● Given problem
Among the entries, which lines carry the string "that"? Copy each of them.

____________________

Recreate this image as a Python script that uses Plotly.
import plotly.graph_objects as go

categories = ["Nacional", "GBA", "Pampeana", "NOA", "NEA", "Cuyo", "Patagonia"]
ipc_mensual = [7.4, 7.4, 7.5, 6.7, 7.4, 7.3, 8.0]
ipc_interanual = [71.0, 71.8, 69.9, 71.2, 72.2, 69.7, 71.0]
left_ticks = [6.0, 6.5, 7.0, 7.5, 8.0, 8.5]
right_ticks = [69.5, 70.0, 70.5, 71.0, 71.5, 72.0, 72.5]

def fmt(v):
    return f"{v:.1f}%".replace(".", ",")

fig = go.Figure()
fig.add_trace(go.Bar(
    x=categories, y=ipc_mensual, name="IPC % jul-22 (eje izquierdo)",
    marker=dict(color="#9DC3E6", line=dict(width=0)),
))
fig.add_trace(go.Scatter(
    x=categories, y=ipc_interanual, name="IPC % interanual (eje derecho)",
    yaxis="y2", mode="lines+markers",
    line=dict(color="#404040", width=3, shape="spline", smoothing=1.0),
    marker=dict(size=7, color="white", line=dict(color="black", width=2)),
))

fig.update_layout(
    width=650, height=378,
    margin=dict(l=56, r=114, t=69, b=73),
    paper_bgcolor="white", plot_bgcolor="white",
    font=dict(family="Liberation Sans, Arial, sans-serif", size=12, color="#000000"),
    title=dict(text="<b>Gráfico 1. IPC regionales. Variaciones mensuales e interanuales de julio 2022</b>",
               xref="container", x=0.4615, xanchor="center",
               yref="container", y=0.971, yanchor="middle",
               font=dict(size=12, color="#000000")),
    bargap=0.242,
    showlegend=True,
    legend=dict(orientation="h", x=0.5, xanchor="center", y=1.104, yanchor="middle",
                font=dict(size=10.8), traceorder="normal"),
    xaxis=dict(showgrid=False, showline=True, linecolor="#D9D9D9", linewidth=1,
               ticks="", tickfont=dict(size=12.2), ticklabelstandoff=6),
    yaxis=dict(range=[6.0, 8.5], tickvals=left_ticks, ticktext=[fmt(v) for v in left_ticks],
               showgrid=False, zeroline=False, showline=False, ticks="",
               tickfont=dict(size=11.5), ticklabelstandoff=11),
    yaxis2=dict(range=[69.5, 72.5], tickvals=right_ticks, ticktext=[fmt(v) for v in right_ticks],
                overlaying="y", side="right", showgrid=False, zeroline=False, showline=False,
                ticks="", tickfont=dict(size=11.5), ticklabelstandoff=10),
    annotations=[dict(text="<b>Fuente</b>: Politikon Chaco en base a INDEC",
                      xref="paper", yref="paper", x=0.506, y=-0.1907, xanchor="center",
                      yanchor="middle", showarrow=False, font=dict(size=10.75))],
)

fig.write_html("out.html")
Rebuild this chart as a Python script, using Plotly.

____________________

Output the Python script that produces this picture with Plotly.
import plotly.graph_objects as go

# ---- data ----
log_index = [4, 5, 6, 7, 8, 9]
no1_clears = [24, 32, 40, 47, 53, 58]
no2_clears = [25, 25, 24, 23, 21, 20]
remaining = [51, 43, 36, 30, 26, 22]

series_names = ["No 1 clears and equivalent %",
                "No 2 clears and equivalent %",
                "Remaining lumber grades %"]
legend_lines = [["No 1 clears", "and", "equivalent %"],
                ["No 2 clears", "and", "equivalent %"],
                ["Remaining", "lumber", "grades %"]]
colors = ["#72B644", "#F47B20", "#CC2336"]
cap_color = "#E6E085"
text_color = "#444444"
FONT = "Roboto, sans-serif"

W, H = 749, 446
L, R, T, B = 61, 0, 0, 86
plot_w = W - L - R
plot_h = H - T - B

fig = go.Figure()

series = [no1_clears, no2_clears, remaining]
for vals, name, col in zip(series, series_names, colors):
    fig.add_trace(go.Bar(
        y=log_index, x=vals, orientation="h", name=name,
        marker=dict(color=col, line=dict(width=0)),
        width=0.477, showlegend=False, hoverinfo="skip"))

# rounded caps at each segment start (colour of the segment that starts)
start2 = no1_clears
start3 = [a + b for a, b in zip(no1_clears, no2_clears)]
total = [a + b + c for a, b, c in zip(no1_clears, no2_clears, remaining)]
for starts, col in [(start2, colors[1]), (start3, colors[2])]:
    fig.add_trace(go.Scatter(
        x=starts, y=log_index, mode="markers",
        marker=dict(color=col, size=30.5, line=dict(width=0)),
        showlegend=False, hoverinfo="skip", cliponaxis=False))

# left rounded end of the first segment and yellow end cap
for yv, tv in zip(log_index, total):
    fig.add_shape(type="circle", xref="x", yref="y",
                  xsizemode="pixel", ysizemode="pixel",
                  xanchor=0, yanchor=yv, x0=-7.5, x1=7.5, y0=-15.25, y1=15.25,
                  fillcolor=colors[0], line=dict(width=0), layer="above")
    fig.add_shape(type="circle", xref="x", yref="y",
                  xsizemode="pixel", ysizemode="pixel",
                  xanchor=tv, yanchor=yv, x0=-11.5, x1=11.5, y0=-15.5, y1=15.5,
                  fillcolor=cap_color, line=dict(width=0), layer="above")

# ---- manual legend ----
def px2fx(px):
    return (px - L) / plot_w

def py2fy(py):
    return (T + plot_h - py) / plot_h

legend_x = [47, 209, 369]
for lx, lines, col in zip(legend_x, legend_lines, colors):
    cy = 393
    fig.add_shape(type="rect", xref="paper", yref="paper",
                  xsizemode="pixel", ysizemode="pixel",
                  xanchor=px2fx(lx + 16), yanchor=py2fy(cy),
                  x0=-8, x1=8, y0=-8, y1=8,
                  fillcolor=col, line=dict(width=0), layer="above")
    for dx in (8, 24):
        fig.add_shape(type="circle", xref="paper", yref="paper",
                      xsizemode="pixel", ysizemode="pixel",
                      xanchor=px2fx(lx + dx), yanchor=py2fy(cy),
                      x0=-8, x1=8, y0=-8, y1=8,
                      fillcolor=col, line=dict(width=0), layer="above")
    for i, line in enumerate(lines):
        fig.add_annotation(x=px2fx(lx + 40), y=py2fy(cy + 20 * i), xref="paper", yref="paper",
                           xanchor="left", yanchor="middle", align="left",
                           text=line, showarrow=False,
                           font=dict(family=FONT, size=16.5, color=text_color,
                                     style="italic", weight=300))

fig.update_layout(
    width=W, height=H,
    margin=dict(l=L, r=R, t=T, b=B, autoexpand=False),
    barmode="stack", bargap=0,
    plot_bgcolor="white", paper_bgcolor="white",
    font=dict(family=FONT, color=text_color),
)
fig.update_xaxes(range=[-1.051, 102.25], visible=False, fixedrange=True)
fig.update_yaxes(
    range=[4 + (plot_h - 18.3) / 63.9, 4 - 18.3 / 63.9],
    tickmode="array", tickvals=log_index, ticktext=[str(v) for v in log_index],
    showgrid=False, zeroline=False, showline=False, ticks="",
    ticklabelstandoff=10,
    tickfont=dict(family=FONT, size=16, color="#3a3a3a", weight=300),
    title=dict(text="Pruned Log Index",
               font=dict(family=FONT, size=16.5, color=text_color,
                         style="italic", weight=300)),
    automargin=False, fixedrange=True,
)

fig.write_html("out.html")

____________________

● Full output
Recreate this image as a Python script that uses Plotly.
Output the Python script that produces this picture with Plotly.
# rounded caps at each segment start (colour of the segment that starts)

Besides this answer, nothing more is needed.